Cortés went on to explain the Colonial Matrix of Power and our lives revolve around it, this includes our gender & identity. There were 5 different ways in each the speaker explained how/why we come to find gender identity.

  • Narrativization: story-telling to connect with others within your cultural group,
  • Representation: language to a particular cultural group that connects/unifies a group
  • Ideological Interpellation: set of rituals that inducts group members (for queer community: coming out)
  • Performativity: sociocultural practices that include repeated stylizations of the body (women: told to sit with their legs closed/crossed).
  • Symbolic Resignifications: redefining groups & what it means to be a group member (Ex: being a woman but wearing a pant-suit instead of dresses).
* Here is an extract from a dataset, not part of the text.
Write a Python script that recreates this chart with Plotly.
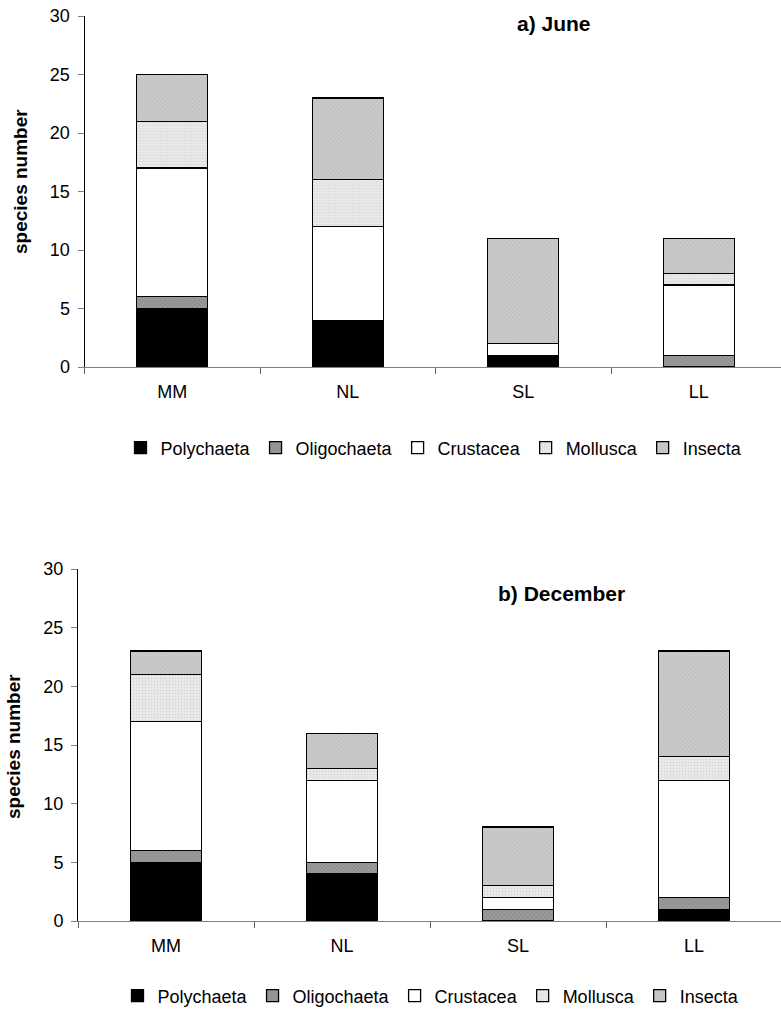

Dr. Cortés showed amazing pictures and examples of non-binary or intersex people from different cultures, time-periods, and religions. Including the Muxes of Mexico, 2 Spirit people of indigenous tribes, Hijras, intersex people of the Hindu culture, and examples even dated back from ancient Mesopotamia.

Photo by Dean Shim on Pexels.com

The final part of the presentation went to show ways/steps that we may decolonize society and its views pertaining to gender/intersex people.

  • Rediscovery/Recovery: do your research on your own culture and how colonization effected the non-binary or intersex people in history.
  • Mourning: the lives & identities that were wiped out due to colonization
  • Dreaming: consider one’s spiritual/personal feelings on one’s own gender identity
  • Commitment: Remain committed to the group/culture you identify with and lean on them for justice/support
  • Action: spread awareness and take action to make lasting changes of decolonizing society’s views on gender, sex, and sexualities.

I do not have enough to say expect thank you, for this lecture, this event, and a safe space for the JMU community to come together to learn, support, and connect upon queer topics. If you could not make it to this year’s Queer Teach-In, I highly recommend you go to next years.